Some of his greatest hits (for me) were:
That pious devotion proceeds andante not larghetto – (see his Eucharistic celebrations)
That precision too can have u’-um-ahh, u’-um-ahh, meandering flair – (but I digress…)
That silence is a carrier wave of pastoral care – (an unfashionable view, but one which ever afforded me the widest of turning circles)
That a gold standard academic test is the Mandy Rice-Davies defence – (well, he would say that wouldn’t he!)
These are things you cannot teach. The lucky student simply witnesses them. If you never knew him, you missed something. Though he has gone to his reward, many of my synapses still belong to him.
Joshan Esfandiari Martin, Old’s 1989-1994
John Hunwicke led Lancing in Eucharistic prayer in a time when the wider Church of England was experiencing marked declines in attendance, and many sought spiritual relief beyond the bounds of traditional global religions.
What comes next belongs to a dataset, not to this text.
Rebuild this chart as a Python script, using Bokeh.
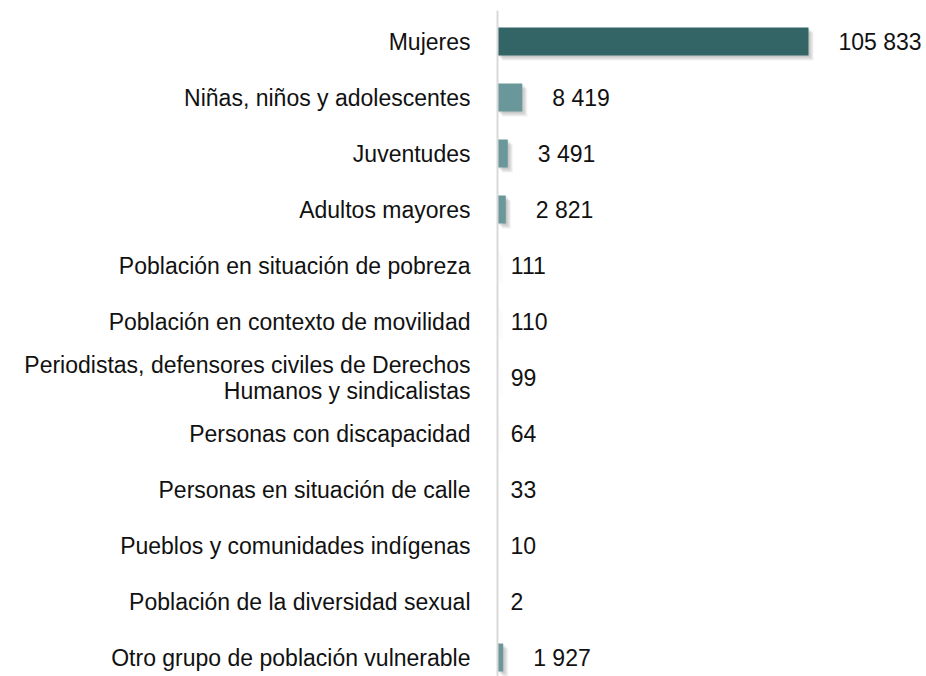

Sunday services across the UK were no longer giving people what they wanted or needed, so fewer folk made time for it.
However, like every chaplain or cleric visiting Lancing at that time, Father Hunwicke preached to a brimming Chapel. To be sure, Lancing services ran counter to the wider trend as showing up remained mandatory for the School. Our gothic revival Chapel was a central part of the weekly rhythm of life at Lancing, just as it continues to define the image of the institution today.
But imagine if churches across the Anglican world had had the option of a broadcast JWH sermon on their Orders of Service? I can see queues for the pews. Because as a preacher, Father understood his audience, and gave us material designed to surprise, delight and provoke.
On those Sundays where Father was preaching at Lancing, the main question on our minds would be: just how outrageous will he be today?
His perspective on Anglo-Catholicism was traditional. Yet his sermons were anything but: variously acerbic, elegant, laugh-out-loud funny, spicy, and informed by current affairs on the school campus and in the wider world. And breathtakingly brief. His rule: never speak for longer than four minutes (many sermons were shorter still). The result: intricate arguments, allusion enabling succinctness, mosaic tiles of thought building toward a provocative picture. Preaching like a lightning strike.
To preach is to seek to persuade. Father Hunwicke faced a school community of people with no faith, some faith and deep faith. He knew this and sent us into the school week ahead with a big idea to contemplate. He left us then – and he leaves us now – wanting more.